**WRITTEN EXERCISE**
Transcribe all of the records word for word, but omit the pictures.

** begin **

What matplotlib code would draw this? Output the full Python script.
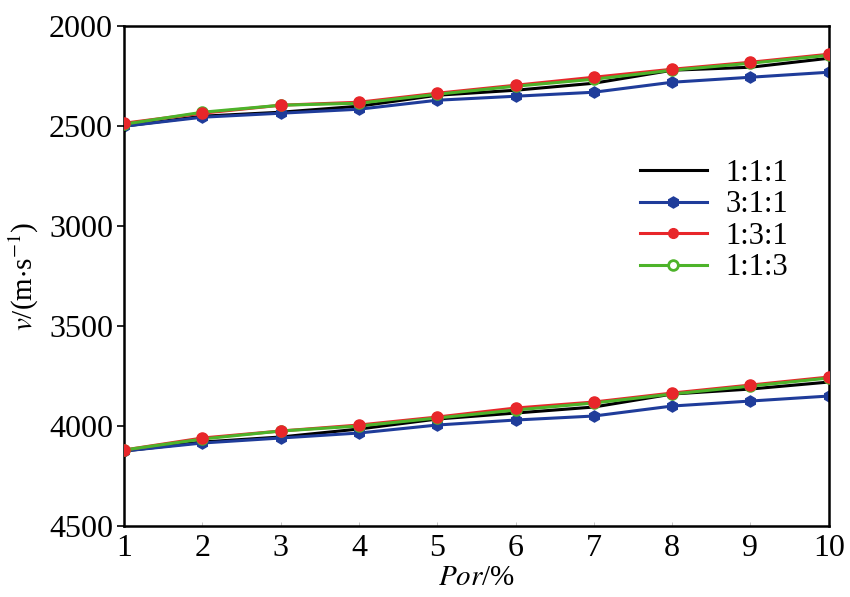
import matplotlib
matplotlib.use("Agg")
import matplotlib.pyplot as plt

por = [1, 2, 3, 4, 5, 6, 7, 8, 9, 10]
labels = ["1:1:1", "3:1:1", "1:3:1", "1:1:3"]

# upper group (shear-wave velocity)
vs_111 = [2500, 2450, 2430, 2400, 2345, 2320, 2285, 2220, 2205, 2160]
vs_311 = [2500, 2455, 2435, 2415, 2370, 2350, 2330, 2280, 2255, 2230]
vs_131 = [2485, 2435, 2395, 2380, 2335, 2295, 2255, 2215, 2180, 2140]
vs_113 = [2490, 2430, 2395, 2385, 2340, 2300, 2265, 2220, 2185, 2145]

# lower group (compressional-wave velocity)
vp_111 = [4125, 4080, 4055, 4015, 3965, 3935, 3905, 3840, 3815, 3780]
vp_311 = [4125, 4085, 4060, 4035, 3995, 3970, 3950, 3900, 3875, 3850]
vp_131 = [4120, 4060, 4025, 3995, 3955, 3910, 3880, 3835, 3795, 3755]
vp_113 = [4120, 4065, 4025, 4000, 3960, 3920, 3885, 3840, 3800, 3760]

yticks = [2000, 2500, 3000, 3500, 4000, 4500]

plt.rcParams['font.family'] = ['Liberation Serif', 'DejaVu Serif']
plt.rcParams['mathtext.fontset'] = 'stix'

fig = plt.figure(figsize=(8.5, 5.97), dpi=100)
ax = fig.add_axes([0.146, 0.119, 0.829, 0.837])

c_black = "#000000"
c_blue = "#1f3c9a"
c_red = "#e8262a"
c_green = "#4db32a"
lw = 2.2
ms = 7

for s111, s311, s131, s113, first in [(vs_111, vs_311, vs_131, vs_113, True),
                                      (vp_111, vp_311, vp_131, vp_113, False)]:
    ax.plot(por, s111, color=c_black, lw=lw, label=labels[0] if first else None, zorder=2)
    ax.plot(por, s311, color=c_blue, lw=lw, marker="h", ms=ms + 1, mec=c_blue, mfc=c_blue,
            label=labels[1] if first else None, zorder=2)
    ax.plot(por, s131, color=c_red, lw=lw, marker="o", ms=ms, mec=c_red, mfc=c_red,
            label=labels[2] if first else None, zorder=3)
    ax.plot(por, s113, color=c_green, lw=lw, marker="o", ms=ms, mec=c_green, mfc="white",
            mew=2, label=labels[3] if first else None, zorder=4)
    ax.plot(por, s131, ls="none", marker="o", ms=ms + 1, mec=c_red, mfc=c_red, zorder=5)

ax.set_xlim(1, 10)
ax.set_ylim(4500, 2000)
ax.set_xticks(por)
ax.set_yticks(yticks)
ax.tick_params(axis='y', direction='out', length=5, width=1.2, labelsize=23, pad=3)
ax.tick_params(axis='x', direction='in', length=3, width=0.6, labelsize=23, pad=6, color="#bbbbbb")
for sp in ax.spines.values():
    sp.set_linewidth(1.8)

ax.set_xlabel(r"$\it{Por}$/%", fontsize=21, labelpad=1)
ax.set_ylabel(r"$\it{v}$/(m$\cdot$s$^{\mathrm{-1}}$)", fontsize=21, labelpad=6)

leg = ax.legend(loc="upper left", bbox_to_anchor=(0.71, 0.765), frameon=False, fontsize=22,
                handlelength=2.2, handletextpad=0.6, labelspacing=0.08, borderpad=0)

fig.savefig("out.png", dpi=100)
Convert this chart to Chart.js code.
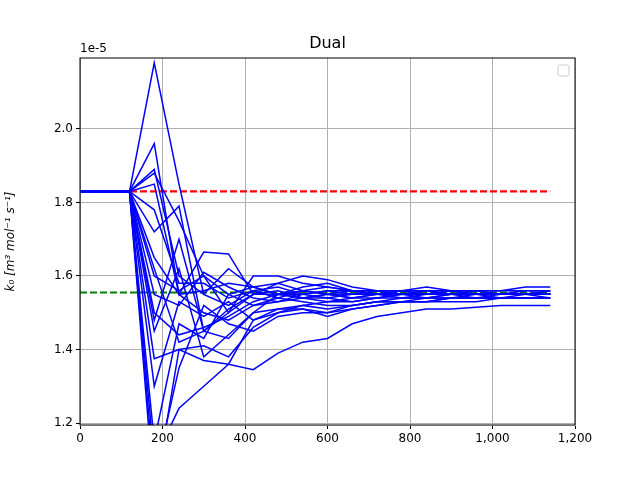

** end **

**SOLUTION FOR THIS TASK**
What matplotlib code would draw this? Output the full Python script.
import matplotlib
matplotlib.use("Agg")
import matplotlib.pyplot as plt

por = [1, 2, 3, 4, 5, 6, 7, 8, 9, 10]
labels = ["1:1:1", "3:1:1", "1:3:1", "1:1:3"]

# upper group (shear-wave velocity)
vs_111 = [2500, 2450, 2430, 2400, 2345, 2320, 2285, 2220, 2205, 2160]
vs_311 = [2500, 2455, 2435, 2415, 2370, 2350, 2330, 2280, 2255, 2230]
vs_131 = [2485, 2435, 2395, 2380, 2335, 2295, 2255, 2215, 2180, 2140]
vs_113 = [2490, 2430, 2395, 2385, 2340, 2300, 2265, 2220, 2185, 2145]

# lower group (compressional-wave velocity)
vp_111 = [4125, 4080, 4055, 4015, 3965, 3935, 3905, 3840, 3815, 3780]
vp_311 = [4125, 4085, 4060, 4035, 3995, 3970, 3950, 3900, 3875, 3850]
vp_131 = [4120, 4060, 4025, 3995, 3955, 3910, 3880, 3835, 3795, 3755]
vp_113 = [4120, 4065, 4025, 4000, 3960, 3920, 3885, 3840, 3800, 3760]

yticks = [2000, 2500, 3000, 3500, 4000, 4500]

plt.rcParams['font.family'] = ['Liberation Serif', 'DejaVu Serif']
plt.rcParams['mathtext.fontset'] = 'stix'

fig = plt.figure(figsize=(8.5, 5.97), dpi=100)
ax = fig.add_axes([0.146, 0.119, 0.829, 0.837])

c_black = "#000000"
c_blue = "#1f3c9a"
c_red = "#e8262a"
c_green = "#4db32a"
lw = 2.2
ms = 7

for s111, s311, s131, s113, first in [(vs_111, vs_311, vs_131, vs_113, True),
                                      (vp_111, vp_311, vp_131, vp_113, False)]:
    ax.plot(por, s111, color=c_black, lw=lw, label=labels[0] if first else None, zorder=2)
    ax.plot(por, s311, color=c_blue, lw=lw, marker="h", ms=ms + 1, mec=c_blue, mfc=c_blue,
            label=labels[1] if first else None, zorder=2)
    ax.plot(por, s131, color=c_red, lw=lw, marker="o", ms=ms, mec=c_red, mfc=c_red,
            label=labels[2] if first else None, zorder=3)
    ax.plot(por, s113, color=c_green, lw=lw, marker="o", ms=ms, mec=c_green, mfc="white",
            mew=2, label=labels[3] if first else None, zorder=4)
    ax.plot(por, s131, ls="none", marker="o", ms=ms + 1, mec=c_red, mfc=c_red, zorder=5)

ax.set_xlim(1, 10)
ax.set_ylim(4500, 2000)
ax.set_xticks(por)
ax.set_yticks(yticks)
ax.tick_params(axis='y', direction='out', length=5, width=1.2, labelsize=23, pad=3)
ax.tick_params(axis='x', direction='in', length=3, width=0.6, labelsize=23, pad=6, color="#bbbbbb")
for sp in ax.spines.values():
    sp.set_linewidth(1.8)

ax.set_xlabel(r"$\it{Por}$/%", fontsize=21, labelpad=1)
ax.set_ylabel(r"$\it{v}$/(m$\cdot$s$^{\mathrm{-1}}$)", fontsize=21, labelpad=6)

leg = ax.legend(loc="upper left", bbox_to_anchor=(0.71, 0.765), frameon=False, fontsize=22,
                handlelength=2.2, handletextpad=0.6, labelspacing=0.08, borderpad=0)

fig.savefig("out.png", dpi=100)
Convert this chart to Chart.js code.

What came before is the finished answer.